Al inicio de esta semana los líderes del PAN y PRD anunciaron que se retirarían de la mesa de negociaciones del Pacto por México. El martes 23 de abril, el Presidente suspendió temporalmente las actividades del Pacto y canceló la presentación de la iniciativa para la reforma financiera. Al día siguiente, tras una reunión de los líderes partidistas con el secretario de Gobernación, el Pacto fue relanzado. En menos de 72 horas el Pacto pareció entrar en crisis y resucitar. Entretanto, el proceso legislativo no se descarriló: la minuta revisada de la reforma de telecomunicaciones fue aprobada en San Lázaro este jueves. Las reacciones no se hicieron esperar. Algunos celebraron que el diálogo oportuno permitiera la supervivencia del Pacto. Para otros, este episodio quizás indica el comienzo del fin para el Pacto.

¿Cómo podemos interpretar esta secuencia de eventos? ¿En verdad es tan importante el Pacto? Desde 1997 se ha dicho que el gobierno dividido era la causa principal de la parálisis legislativa y el freno de muchas reformas estructurales.

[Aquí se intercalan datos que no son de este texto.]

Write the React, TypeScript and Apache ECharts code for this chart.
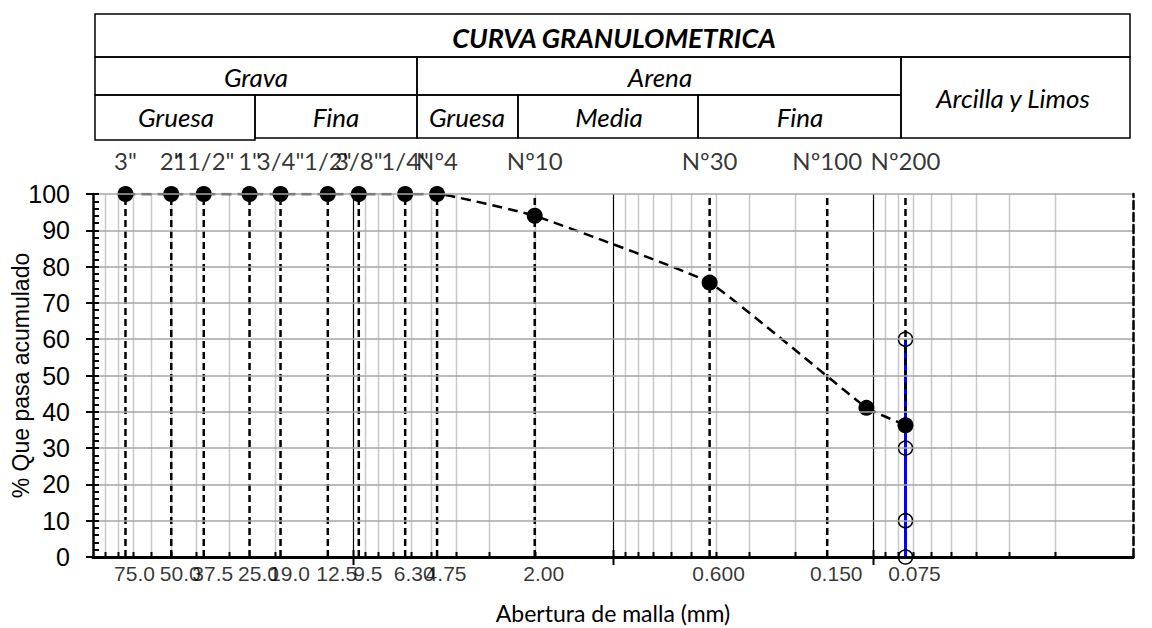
import React, { useEffect, useRef } from "react";
import * as echarts from "echarts";

// ---- data ----
// positions of the sieves on the log axis (mm), as plotted in the reference
const sieveSizes = [75, 50, 37.5, 25, 19, 12.5, 9.5, 6.3, 4.75, 2.0, 0.425, 0.15, 0.075];
const sieveNames = ['3"', '2"', '11/2"', '1"', '3/4"', '1/2"', '3/8"', '1/4"', "Nº4", "Nº10", "Nº30", "Nº100", "Nº200"];
const sieveLabels = ["75.0", "50.0", "37.5", "25.0", "19.0", "12.5", "9.5", "6.30", "4.75", "2.00", "0.600", "0.150", "0.075"];
const curveSizes = [75, 50, 37.5, 25, 19, 12.5, 9.5, 6.3, 4.75, 2.0, 0.425, 0.106, 0.075];
const curvePassing = [100, 100, 100, 100, 100, 100, 100, 100, 100, 94, 75.6, 41.1, 36.3];
const finesSize = 0.075;
const finesMarks = [0, 10, 30, 60];
const decades = [0.01, 0.1, 1, 10];
const yTicks = { min: 0, max: 100, step: 10 };

const headerTitle = "CURVA GRANULOMETRICA";
const xName = "Abertura de malla (mm)";
const yName = "% Que pasa acumulado";

export default function App() {
  const ref = useRef<HTMLDivElement>(null);

  useEffect(() => {
    if (!ref.current) return;
    const chart = echarts.init(ref.current, undefined, { renderer: "svg" });

    // vertical grid lines of the log axis: minors (2..9) and decade lines
    const gridLines: number[][] = [];
    decades.forEach((d) => {
      for (let m = 2; m <= 9; m++) gridLines.push([m * d, 0]);
      if (d > 0.01) gridLines.push([d, 1]);
    });

    const lastFines = curvePassing[curvePassing.length - 1];

    const F_LATO = "Lato";
    const F_ARIAL = "Liberation Sans";

    const hdr = (x: number, y: number, w: number, h: number) => ({
      type: "rect",
      shape: { x, y, width: w, height: h },
      style: { fill: "none", stroke: "#000", lineWidth: 1.5 },
      silent: true,
    });
    const htxt = (text: string, x: number, y: number, bold = false, size = 26) => ({
      type: "text",
      x,
      y,
      silent: true,
      style: {
        text,
        fill: "#000",
        fontFamily: F_LATO,
        fontStyle: "italic",
        fontWeight: bold ? "bold" : "normal",
        fontSize: size,
        align: "center",
        verticalAlign: "middle",
      },
    });

    const option: any = {
      animation: false,
      grid: { left: 93, right: 19, top: 194, bottom: 71, containLabel: false, outerBoundsMode: "none" },
      xAxis: [
        {
          type: "log",
          logBase: 10,
          min: 0.01,
          max: 100,
          inverse: true,
          position: "bottom",
          axisLine: { show: true, lineStyle: { color: "#000", width: 3 } },
          axisTick: { show: false },
          axisLabel: { show: false },
          splitLine: { show: false },
          name: xName,
          nameLocation: "middle",
          nameGap: 44,
          nameMoveOverlap: false,
          nameTextStyle: { fontFamily: F_LATO, fontSize: 23, color: "#000" },
          z: 10,
        },
        {
          type: "value",
          min: 0,
          max: 1,
          position: "top",
          axisLine: { show: true, lineStyle: { color: "#000", width: 2.5, type: [8, 4] } },
          axisTick: { show: false },
          axisLabel: { show: false },
          splitLine: { show: false },
          z: 10,
        },
      ],
      yAxis: [
        {
          type: "value",
          min: yTicks.min,
          max: yTicks.max,
          interval: yTicks.step,
          position: "left",
          axisLine: { show: true, lineStyle: { color: "#000", width: 2.5 } },
          axisTick: { show: true, length: 7, lineStyle: { color: "#000", width: 2 } },
          axisLabel: { fontFamily: F_ARIAL, fontSize: 25, color: "#000", margin: 23 },
          splitLine: { show: true, lineStyle: { color: "#a6a6a6", width: 1.5 } },
          name: yName,
          nameLocation: "middle",
          nameRotate: 90,
          nameGap: 61,
          nameMoveOverlap: false,
          nameTextStyle: { fontFamily: F_ARIAL, fontSize: 23, color: "#000" },
          z: 10,
        },
        {
          type: "value",
          min: 0,
          max: 100,
          interval: 2,
          position: "left",
          axisLine: { show: false },
          axisTick: { show: true, inside: true, length: 6, lineStyle: { color: "#000", width: 2 } },
          axisLabel: { show: false },
          splitLine: { show: false },
          z: 10,
        },
        {
          type: "value",
          min: 0,
          max: 1,
          position: "right",
          axisLine: { show: true, lineStyle: { color: "#000", width: 2.5, type: [8, 4] } },
          axisTick: { show: false },
          axisLabel: { show: false },
          splitLine: { show: false },
          z: 10,
        },
      ],
      graphic: [
        hdr(95, 14, 1035, 43),
        hdr(95, 57, 322, 38),
        hdr(417, 57, 484, 38),
        hdr(901, 57, 229, 81),
        hdr(95, 95, 160, 45),
        hdr(255, 95, 162, 43),
        hdr(417, 95, 101, 43),
        hdr(518, 95, 180, 43),
        hdr(698, 95, 203, 43),
        htxt(headerTitle, 614, 37, true, 27),
        htxt("Grava", 256, 77),
        htxt("Arena", 660, 77),
        htxt("Arcilla y Limos", 1013, 98),
        htxt("Gruesa", 176, 117),
        htxt("Fina", 336, 117),
        htxt("Gruesa", 467, 117),
        htxt("Media", 609, 117),
        htxt("Fina", 800, 117),
      ],
      series: [
        {
          type: "custom",
          name: "grid",
          silent: true,
          z: 1,
          clip: false,
          xAxisIndex: 0,
          yAxisIndex: 0,
          data: gridLines,
          encode: { x: 0 },
          renderItem: (params: any, api: any) => {
            const v = api.value(0);
            const kind = api.value(1);
            const p0 = api.coord([v, 0]);
            const p1 = api.coord([v, 100]);
            const x = Math.round(p0[0]) + 0.5;
            return {
              type: "group",
              children: [
                {
                  type: "line",
                  shape: { x1: x, y1: p0[1], x2: x, y2: p1[1] },
                  style: { stroke: kind === 1 ? "#000" : "#c8c8c8", lineWidth: kind === 1 ? 1.2 : 1.5 },
                },
                {
                  type: "line",
                  shape: kind === 1
                    ? { x1: x, y1: p0[1] - 7, x2: x, y2: p0[1] + 8 }
                    : { x1: x, y1: p0[1], x2: x, y2: p0[1] - 5 },
                  style: { stroke: "#000", lineWidth: 2 },
                },
              ],
            };
          },
        },
        {
          type: "custom",
          name: "sieves",
          silent: true,
          z: 2,
          clip: false,
          xAxisIndex: 0,
          yAxisIndex: 0,
          data: sieveSizes.map((s) => [s, 0]),
          encode: { x: 0 },
          renderItem: (params: any, api: any) => {
            const v = api.value(0);
            const p0 = api.coord([v, 0]);
            const p1 = api.coord([v, 100]);
            return {
              type: "line",
              shape: { x1: p0[0], y1: p0[1], x2: p0[0], y2: p1[1] },
              style: { stroke: "#000", lineWidth: 2.5, lineDash: [7, 4] },
            };
          },
        },
        {
          type: "line",
          name: "fines",
          z: 3,
          data: finesMarks.map((v) => [finesSize, v]),
          symbol: "circle",
          symbolSize: 14,
          itemStyle: { color: "rgba(0,0,0,0)", borderColor: "#000", borderWidth: 1.5 },
          lineStyle: { color: "#0000ff", width: 3 },
          silent: true,
        },
        {
          type: "line",
          name: "fines-over",
          z: 4,
          data: [
            [finesSize, lastFines],
            [finesSize, Math.max(...finesMarks)],
          ],
          symbol: "none",
          lineStyle: { color: "#000", width: 2.5, type: [7, 5] },
          silent: true,
        },
        {
          type: "line",
          name: "curva",
          z: 5,
          data: curveSizes.map((s, i) => [s, curvePassing[i]]),
          smooth: 0.1,
          symbol: "circle",
          symbolSize: 16,
          itemStyle: { color: "#000" },
          lineStyle: { color: "#000", width: 2.5, type: [10, 6] },
          silent: true,
        },
        {
          type: "scatter",
          name: "top-labels",
          z: 6,
          symbolSize: 1,
          itemStyle: { color: "rgba(0,0,0,0)" },
          data: sieveSizes.map((s, i) => ({ value: [s, 100], name: sieveNames[i] })),
          label: {
            show: true,
            position: "top",
            distance: 21,
            formatter: "{b}",
            fontFamily: F_LATO,
            fontSize: 24,
            color: "#000",
          },
          silent: true,
        },
        {
          type: "scatter",
          name: "bottom-labels",
          z: 6,
          symbolSize: 1,
          itemStyle: { color: "rgba(0,0,0,0)" },
          data: sieveSizes.map((s, i) => ({ value: [s, 0], name: sieveLabels[i] })),
          label: {
            show: true,
            position: "bottom",
            distance: 5,
            offset: [9, 0],
            formatter: "{b}",
            fontFamily: F_ARIAL,
            fontSize: 21,
            color: "#000",
          },
          silent: true,
        },
      ],
    };

    chart.setOption(option);
    return () => chart.dispose();
  }, []);

  return (
    <div
      ref={ref}
      style={{ position: "fixed", left: 0, top: 0, width: 1152, height: 628, background: "#fff" }}
    />
  );
}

En lo que va de este nuevo sexenio, la parálisis parece haber desaparecido. Pero si habiendo gobierno dividido ya no hay parálisis, entonces tal conformación de gobierno no era su causa.

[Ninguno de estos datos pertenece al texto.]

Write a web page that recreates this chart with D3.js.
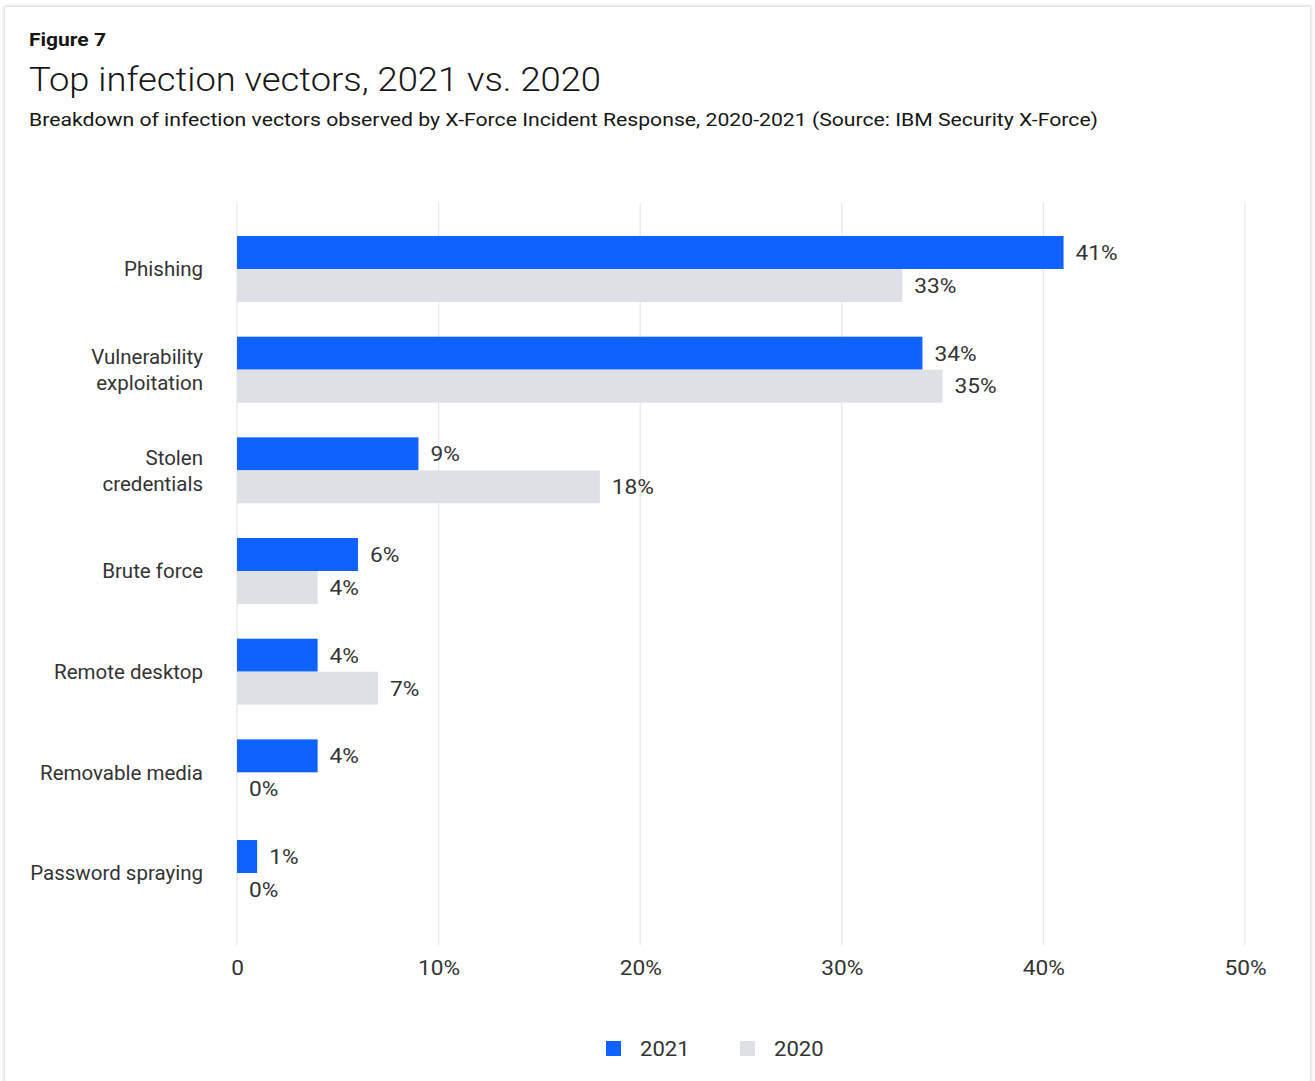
<!DOCTYPE html>
<html>
<head>
<meta charset="utf-8">
<script src="https://cdn.jsdelivr.net/npm/d3@7"></script>
<style>
  html, body { margin: 0; padding: 0; background: #ffffff; }
  svg { display: block; }
</style>
</head>
<body>
<svg id="chart" width="1315" height="1081"></svg>
<script>
// Infection vectors, share of incidents (%)
const categories = [
  ["Phishing"],
  ["Vulnerability", "exploitation"],
  ["Stolen", "credentials"],
  ["Brute force"],
  ["Remote desktop"],
  ["Removable media"],
  ["Password spraying"]
];
const values2021 = [41, 34, 9, 6, 4, 4, 1];
const values2020 = [33, 35, 18, 4, 7, 0, 0];
const seriesNames = ["2021", "2020"];
const seriesColors = ["#0f62fe", "#dde0e4"];
const tickValues = [0, 10, 20, 30, 40, 50];
const tickLabels = ["0", "10%", "20%", "30%", "40%", "50%"];

const svg = d3.select("#chart");
const textColor = "#333333";
const font = "Roboto, 'Noto Sans', sans-serif";

// card frame with a soft edge
const defs = svg.append("defs");
const shadow = defs.append("filter").attr("id", "edge").attr("x", "-5%").attr("y", "-5%").attr("width", "110%").attr("height", "110%");
shadow.append("feGaussianBlur").attr("stdDeviation", 1.5);
svg.append("rect").attr("x", 5).attr("y", 7).attr("width", 1305).attr("height", 1090)
  .attr("fill", "none").attr("stroke", "#c8c8c8").attr("stroke-width", 2).attr("filter", "url(#edge)");
svg.append("rect").attr("x", 5).attr("y", 7).attr("width", 1305).attr("height", 1090)
  .attr("fill", "#ffffff");

// stretch a text element horizontally to an exact width
function fitWidth(sel, w) {
  if (sel.node().getComputedTextLength() > 0) {
    sel.attr("textLength", w).attr("lengthAdjust", "spacingAndGlyphs");
  }
}
// widen each text of a selection by a factor (wider numerals)
function widen(sel, k) {
  sel.each(function () {
    const len = this.getComputedTextLength();
    if (len > 0) d3.select(this).attr("textLength", len * k).attr("lengthAdjust", "spacingAndGlyphs");
  });
}

// headings
svg.append("text").attr("x", 29).attr("y", 46)
  .attr("font-family", font).attr("font-weight", 700).attr("font-size", 19)
  .attr("fill", "#161616").text("Figure 7").call(fitWidth, 77);
svg.append("text").attr("x", 29).attr("y", 91)
  .attr("font-family", font).attr("font-weight", 300).attr("font-size", 33)
  .attr("fill", "#161616").text("Top infection vectors, 2021 vs. 2020").call(fitWidth, 572);
svg.append("text").attr("x", 29).attr("y", 126)
  .attr("font-family", font).attr("font-weight", 400).attr("font-size", 18)
  .attr("fill", "#161616")
  .text("Breakdown of infection vectors observed by X-Force Incident Response, 2020-2021 (Source: IBM Security X-Force)")
  .call(fitWidth, 1069);

// scales
const x = d3.scaleLinear().domain([0, 50]).range([237, 1245]);
const y = d3.scaleBand().domain(d3.range(categories.length))
  .range([203, 939]).paddingInner(0.345).paddingOuter(0.328);
const sub = d3.scaleBand().domain(seriesNames).range([0, y.bandwidth()]);

// vertical gridlines
svg.append("g").selectAll("line").data(tickValues).join("line")
  .attr("x1", d => x(d)).attr("x2", d => x(d))
  .attr("y1", 203).attr("y2", 945)
  .attr("stroke", "#e6e6e6").attr("stroke-width", 1.2);

// x axis tick labels
const xAxis = d3.axisBottom(x).tickValues(tickValues)
  .tickFormat((d, i) => tickLabels[i]).tickSize(0).tickPadding(0);
const gx = svg.append("g").attr("transform", "translate(0,960)").call(xAxis);
gx.select(".domain").remove();
gx.selectAll("text").attr("font-family", font).attr("font-size", 21)
  .attr("fill", textColor).attr("dy", "0.71em").call(widen, 1.08);

// category labels
const catG = svg.append("g");
categories.forEach((lines, i) => {
  const cy = y(i) + y.bandwidth() / 2;
  const lh = 26;
  const t = catG.append("text")
    .attr("x", 203).attr("text-anchor", "end")
    .attr("font-family", font).attr("font-size", 20.5).attr("fill", textColor);
  lines.forEach((ln, j) => {
    t.append("tspan").attr("x", 203)
      .attr("y", cy + (j - (lines.length - 1) / 2) * lh)
      .attr("dy", "0.35em").text(ln);
  });
});

// bars and value labels
const series = [values2021, values2020];
series.forEach((vals, s) => {
  const g = svg.append("g");
  g.selectAll("rect").data(vals).join("rect")
    .attr("x", x(0))
    .attr("y", (d, i) => y(i) + sub(seriesNames[s]))
    .attr("width", d => x(d) - x(0))
    .attr("height", sub.bandwidth())
    .attr("fill", seriesColors[s]);
  g.selectAll("text").data(vals).join("text")
    .attr("x", d => x(d) + 12)
    .attr("y", (d, i) => y(i) + sub(seriesNames[s]) + sub.bandwidth() / 2)
    .attr("dy", "0.35em")
    .attr("font-family", font).attr("font-size", 21).attr("fill", textColor)
    .text(d => d + "%")
    .call(widen, 1.08);
});

// legend
const legend = svg.append("g").attr("transform", "translate(606,1041)");
const legendX = [0, 134];
seriesNames.forEach((name, i) => {
  legend.append("rect").attr("x", legendX[i]).attr("y", 0)
    .attr("width", 15).attr("height", 15).attr("fill", seriesColors[i]);
  legend.append("text").attr("x", legendX[i] + 34).attr("y", 7.5).attr("dy", "0.35em")
    .attr("font-family", font).attr("font-size", 21).attr("fill", textColor)
    .text(name).call(widen, 1.05);
});
</script>
</body>
</html>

¿Qué ocurrió, entonces? Hay quien sugiere que la diferencia es la capacidad de negociación del nuevo gobierno, enmarcada en el Pacto por México. Esta interpretación tiene varios problemas. Para empezar: ¿hubo parálisis? En términos cuantitativos, no: entre 1997 y 2012 hubo más decretos de reforma constitucional que entre 1982 y 1997. En términos cualitativos, quizá sí: Zedillo no pudo impulsar una reforma energética (ante el bloqueo del PAN y PRD), Fox no pudo con la fiscal en 2003, y Calderón no pudo llevar a buen puerto su decálogo de reformas en 2009, por citar algunos ejemplos.

Otro problema es que esta parálisis puede atribuirse al gobierno dividido, a la capacidad de negociación de los presidentes en turno, pero también al bloqueo por parte del PRI, único partido que ha mantenido más de un tercio de escaños en el Congreso (salvo entre 2006-09), suficientes para bloquear reformas constitucionales.

El gobierno dividido que enfrenta Peña Nieto es distinto a los de Fox y Calderón: hoy el Presidente cuenta con el apoyo de lo que se conoce como una bancada mediana: un grupo legislativo ubicado en el centro del espectro izquierda-derecha del Congreso. Por lo general será más fácil para el PRI lograr una coalición, o bien con el PAN, o bien con el PRD, que para éstos crear una coalición opositora. Por ello no debe sorprendernos que el Presidente pueda impulsar su agenda legislativa con mayor éxito que sus antecesores.

El Pacto por México es una respuesta original y ambiciosa ante el reto que implica la construcción de acuerdos legislativos bajo un gobierno de minoría. Es original porque incluye a las tres principales fuerzas políticas cuando sólo harían falta dos. Y es ambiciosa por el amplio espectro de sus objetivos tanto económicos como políticos.

Pero no se debe olvidar que, en perspectiva comparada, los gobiernos divididos no están condenados a la parálisis ni requieren de un pacto para sobrevivir: la reforma laboral se aprobó antes de la firma del Pacto, por ejemplo. Si el Pacto por México se deshiciera mañana, el Presidente aún podría enviar sus iniciativas al Congreso y negociarlas caso por caso. Cuenta, además, con facultades para presentar iniciativas preferentes (mismas que no ha usado hasta ahora). Así, la agenda legislativa del nuevo gobierno puede fluir con una mesa para tres y la foto, o sin ella.

Es cierto, urgen muchas reformas, pero no cualquier reforma ni a cualquier costo. Para que haya mejores reformas se requieren mecanismos que permitan crear acuerdos políticos creíbles y duraderos: el Pacto es sólo uno de ellos y ojalá logre sus objetivos. Por otro lado, para que haya un mejor gobierno, urge que exista una oposición vigorosa vigilando su desempeño: ¿si todo mundo está en el Pacto, quién lo hará?